Texto otimo! Quanto 'a sua pergunta se a criatividade e' inesgotavel, e o que acontecera quando esgotar, a resposta se encontra no que as casas de moda em Nova Iorque andam fazendo: trazendo de volta a moda retro... Ou seja, daqui a um tempo, talvez a moda va' ser corpetes apertados, anaguas, etc, etc.
Mas certas coisas da moda, como os lindos desfiles de biquini com a Gisele continuam valendo a pena.
Até há bem pouco tempo, considerava essa história de moda (moda mesmo, não modismo) como mais uma bobagem e futilidade do ser humano.
Mudei de opinião e por várias razões.
A indústria da moda emprega milhares de pessoas, ocupa-se de beleza, dá oportunidade a manifestações artisticas,
marca uma época,estimula a criatividade, etc...

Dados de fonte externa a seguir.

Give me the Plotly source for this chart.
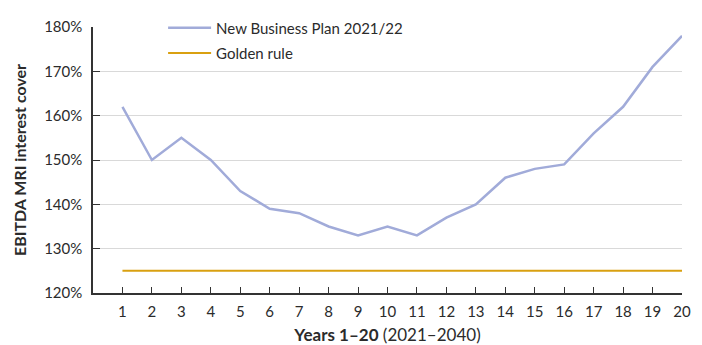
import plotly.graph_objects as go

# Years of the plan and EBITDA MRI interest cover (%)
years = list(range(1, 21))
business_plan = [162, 150, 155, 150, 143, 139, 138, 135, 133, 135,
                 133, 137, 140, 146, 148, 149, 156, 162, 171, 178]
golden_rule = [125] * 20
y_ticks = [120, 130, 140, 150, 160, 170, 180]

FONT = "Lato"
TXT = "#2b2b2b"

fig = go.Figure()
fig.add_trace(go.Scatter(
    x=years, y=business_plan, mode="lines", name="New Business Plan 2021/22",
    line=dict(color="#a1abd9", width=2.5), legend="legend",
))
fig.add_trace(go.Scatter(
    x=years, y=golden_rule, mode="lines", name="Golden rule",
    line=dict(color="#d9a010", width=2), legend="legend2",
))

# white panel behind the legend that hides the gridlines there
fig.add_shape(
    type="rect", xref="x", yref="paper",
    x0=1.78, x1=10.95, y0=0.81, y1=1.05,
    fillcolor="white", line=dict(width=0), layer="between",
)

legend_style = dict(
    xanchor="left", yanchor="middle", bgcolor="rgba(255,255,255,0)",
    font=dict(size=15, color=TXT), itemwidth=43,
)

fig.update_layout(
    width=702, height=345,
    margin=dict(l=93, r=20, t=20, b=52),
    plot_bgcolor="white", paper_bgcolor="white",
    font=dict(family=FONT, size=15, color=TXT),
    showlegend=True,
    legend=dict(x=0.119, y=0.996, **legend_style),
    legend2=dict(x=0.119, y=0.901, **legend_style),
    xaxis=dict(
        range=[0, 20], tickmode="array", tickvals=years,
        ticktext=[str(v) for v in years],
        ticks="inside", ticklen=6, tickcolor="#333", tickwidth=1,
        showline=True, linecolor="#333", linewidth=1.5,
        showgrid=False, zeroline=False, automargin=False,
        tickfont=dict(size=15, color=TXT), ticklabelstandoff=4,
        title=dict(
            text="<b>Years 1–20</b> (2021–2040)",
            font=dict(size=17, color=TXT), standoff=15,
        ),
    ),
    yaxis=dict(
        range=[120, 180], tickmode="array", tickvals=y_ticks,
        ticktext=[f"{v}%" for v in y_ticks],
        ticks="inside", ticklen=7, tickcolor="#333", tickwidth=1,
        showline=True, linecolor="#333", linewidth=1.5,
        showgrid=True, gridcolor="#d9d9d9", gridwidth=1,
        zeroline=False, automargin=False,
        tickfont=dict(size=15, color=TXT), ticklabelstandoff=6,
        title=dict(
            text="<b>EBITDA MRI interest cover</b>",
            font=dict(size=16, color=TXT), standoff=14,
        ),
    ),
)

fig.write_html("out.html")
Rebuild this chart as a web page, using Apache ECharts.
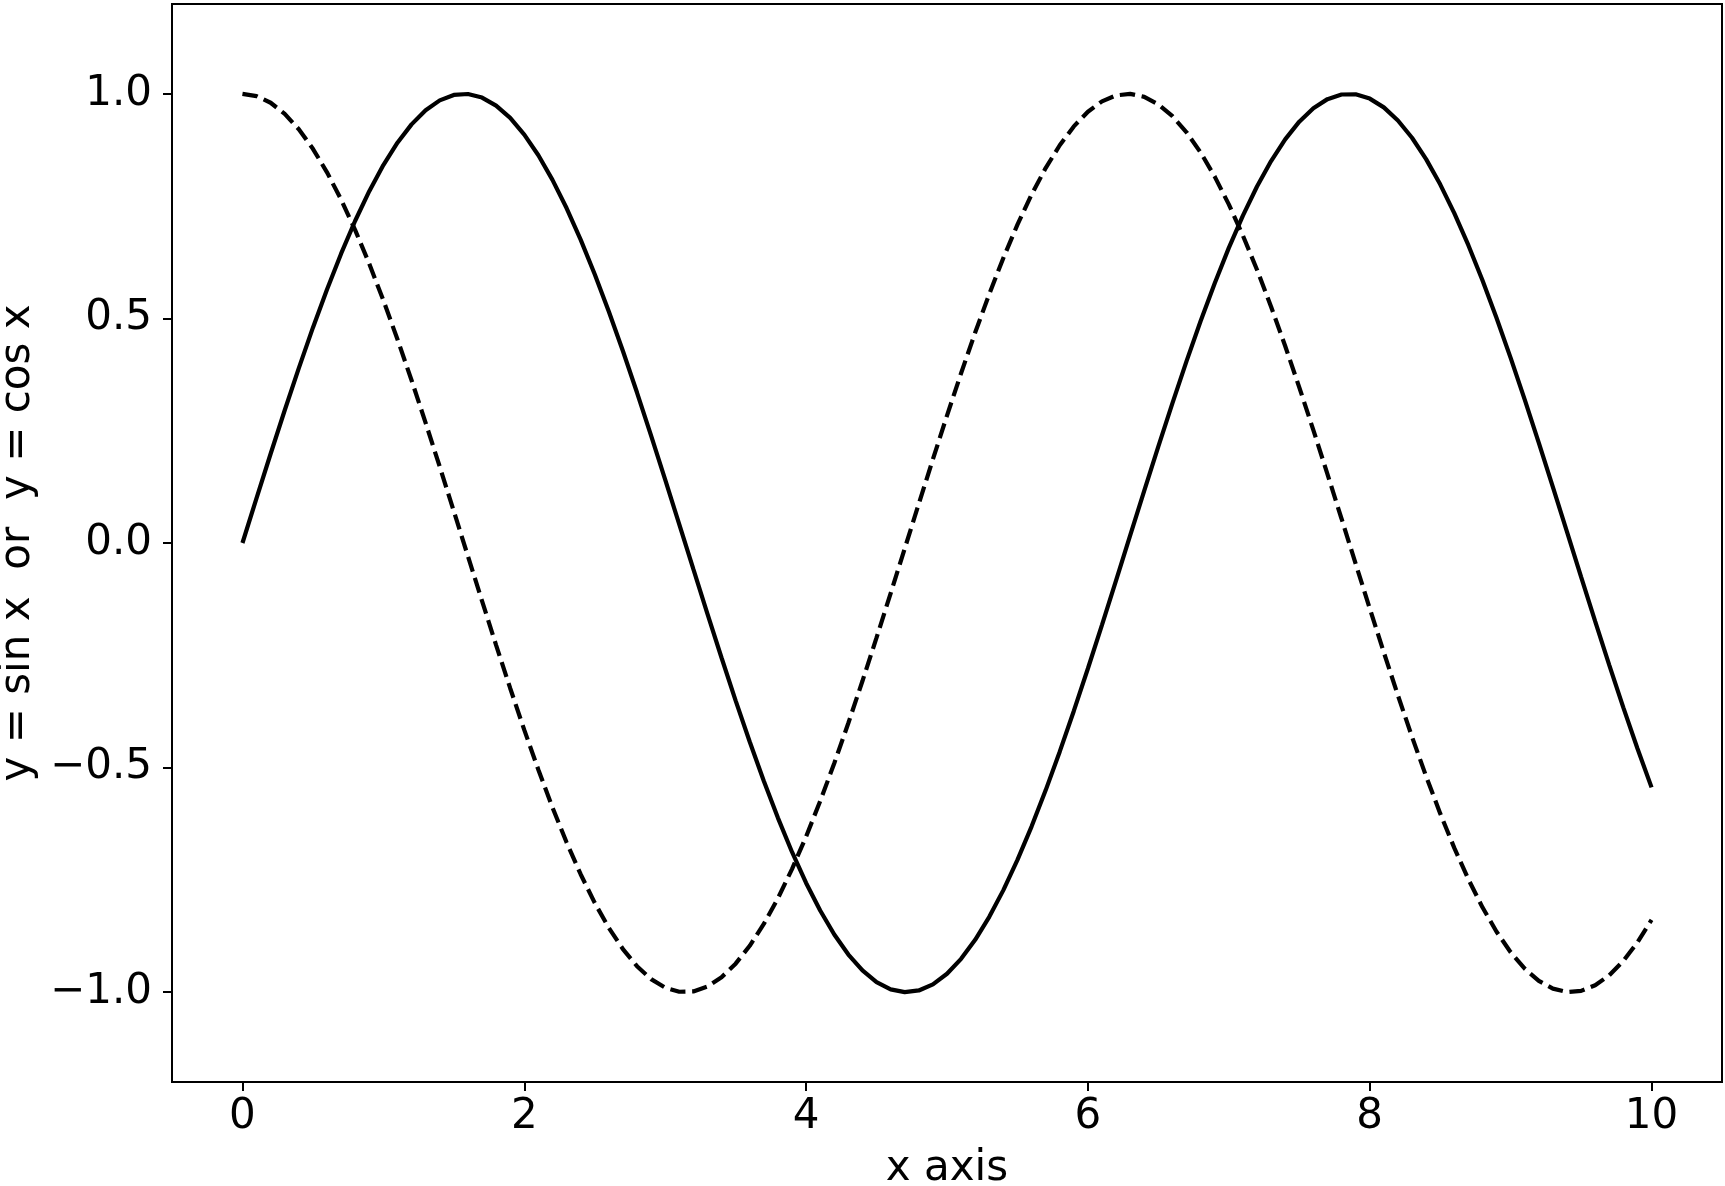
<!DOCTYPE html>
<html>
<head>
<meta charset="utf-8">
<script src="https://cdn.jsdelivr.net/npm/echarts@6/dist/echarts.min.js"></script>
<style>
html,body{margin:0;padding:0;background:#fff;}
#chart{width:1725px;height:1186px;}
</style>
</head>
<body>
<div id="chart"></div>
<script>
const xValues = [0,0.1,0.2,0.3,0.4,0.5,0.6,0.7,0.8,0.9,1,1.1,1.2,1.3,1.4,1.5,1.6,1.7,1.8,1.9,2,2.1,2.2,2.3,2.4,2.5,2.6,2.7,2.8,2.9,3,3.1,3.2,3.3,3.4,3.5,3.6,3.7,3.8,3.9,4,4.1,4.2,4.3,4.4,4.5,4.6,4.7,4.8,4.9,5,5.1,5.2,5.3,5.4,5.5,5.6,5.7,5.8,5.9,6,6.1,6.2,6.3,6.4,6.5,6.6,6.7,6.8,6.9,7,7.1,7.2,7.3,7.4,7.5,7.6,7.7,7.8,7.9,8,8.1,8.2,8.3,8.4,8.5,8.6,8.7,8.8,8.9,9,9.1,9.2,9.3,9.4,9.5,9.6,9.7,9.8,9.9,10];
const sinValues = [0,0.0998,0.1987,0.2955,0.3894,0.4794,0.5646,0.6442,0.7174,0.7833,0.8415,0.8912,0.9320,0.9636,0.9854,0.9975,0.9996,0.9917,0.9738,0.9463,0.9093,0.8632,0.8085,0.7457,0.6755,0.5985,0.5155,0.4274,0.3350,0.2392,0.1411,0.0416,-0.0584,-0.1577,-0.2555,-0.3508,-0.4425,-0.5298,-0.6119,-0.6878,-0.7568,-0.8183,-0.8716,-0.9162,-0.9516,-0.9775,-0.9937,-0.9999,-0.9962,-0.9825,-0.9589,-0.9258,-0.8835,-0.8323,-0.7728,-0.7055,-0.6313,-0.5507,-0.4646,-0.3739,-0.2794,-0.1822,-0.0831,0.0168,0.1165,0.2151,0.3115,0.4048,0.4941,0.5784,0.6570,0.7290,0.7937,0.8504,0.8987,0.9380,0.9679,0.9882,0.9985,0.9989,0.9894,0.9699,0.9407,0.9022,0.8546,0.7985,0.7344,0.6630,0.5849,0.5010,0.4121,0.3191,0.2229,0.1245,0.0248,-0.0752,-0.1743,-0.2718,-0.3665,-0.4575,-0.5440];
const cosValues = [1,0.9950,0.9801,0.9553,0.9211,0.8776,0.8253,0.7648,0.6967,0.6216,0.5403,0.4536,0.3624,0.2675,0.1700,0.0707,-0.0292,-0.1288,-0.2272,-0.3233,-0.4161,-0.5048,-0.5885,-0.6663,-0.7374,-0.8011,-0.8569,-0.9041,-0.9422,-0.9710,-0.9900,-0.9991,-0.9983,-0.9875,-0.9668,-0.9365,-0.8968,-0.8481,-0.7910,-0.7259,-0.6536,-0.5748,-0.4903,-0.4008,-0.3073,-0.2108,-0.1122,-0.0124,0.0875,0.1865,0.2837,0.3780,0.4685,0.5544,0.6347,0.7087,0.7756,0.8347,0.8855,0.9275,0.9602,0.9833,0.9965,0.9999,0.9932,0.9766,0.9502,0.9144,0.8694,0.8157,0.7539,0.6845,0.6084,0.5261,0.4385,0.3466,0.2513,0.1534,0.0540,-0.0460,-0.1455,-0.2435,-0.3392,-0.4314,-0.5193,-0.6020,-0.6787,-0.7486,-0.8111,-0.8654,-0.9111,-0.9477,-0.9748,-0.9922,-0.9997,-0.9972,-0.9847,-0.9624,-0.9304,-0.8892,-0.8391];
const xTicks = [0,2,4,6,8,10];
const yTicks = [-1.0,-0.5,0.0,0.5,1.0];
const xAxisName = 'x axis';
const yAxisName = 'y = sin x  or  y = cos x';

const FONT = 'DejaVu Sans';
const FS = 42;
const chart = echarts.init(document.getElementById('chart'), null, {renderer:'canvas'});
const pair = (xs, ys) => xs.map((x, i) => [x, ys[i]]);
chart.setOption({
  animation: false,
  backgroundColor: '#fff',
  grid: {left: 172, top: 4, right: 3, bottom: 104, containLabel: false, outerBoundsMode: 'none',
         show: true, borderColor: '#000', borderWidth: 2, backgroundColor: 'transparent'},
  xAxis: {
    type: 'value', min: -0.5, max: 10.5,
    name: xAxisName, nameLocation: 'middle', nameGap: 66,
    nameTextStyle: {fontFamily: FONT, fontSize: FS, color: '#000'},
    axisLine: {show: true, onZero: false, lineStyle: {color: '#000', width: 2}},
    axisTick: {show: true, inside: false, length: 9, lineStyle: {color: '#000', width: 2}, customValues: xTicks},
    axisLabel: {show: true, margin: 14, fontFamily: FONT, fontSize: FS, color: '#000', customValues: xTicks, formatter: v => String(v)},
    splitLine: {show: false}
  },
  yAxis: {
    type: 'value', min: -1.2, max: 1.2,
    name: yAxisName, nameLocation: 'middle', nameGap: 124, nameRotate: 90,
    nameTextStyle: {fontFamily: FONT, fontSize: FS, color: '#000'},
    axisLine: {show: true, onZero: false, lineStyle: {color: '#000', width: 2}},
    axisTick: {show: true, inside: false, length: 9, lineStyle: {color: '#000', width: 2}, customValues: yTicks},
    axisLabel: {show: true, margin: 20, fontFamily: FONT, fontSize: FS, color: '#000', customValues: yTicks,
      formatter: v => v.toFixed(1).replace('-', '\u2212')},
    splitLine: {show: false}
  },
  series: [
    {type: 'line', data: pair(xValues, sinValues), showSymbol: false, symbol: 'none', smooth: false,
     lineStyle: {color: '#000', width: 4.2, type: 'solid'}, clip: true},
    {type: 'line', data: pair(xValues, cosValues), showSymbol: false, symbol: 'none', smooth: false,
     lineStyle: {color: '#000', width: 4.2, type: [15.4, 6.7]}, clip: true}
  ]
});
</script>
</body>
</html>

Feliz e mais saudável seria o nosso planeta se houvesse mais indústrias de moda, desfiles, modelos... etc. do que indústria de armamentos, guerras que dão vazão a essa indústria e soldados, quase meninos, aprendendo a "arte" do manejo de um fuzil.
Entre a arte de fazer moda e a de fazer a guerra, fico com a primeira.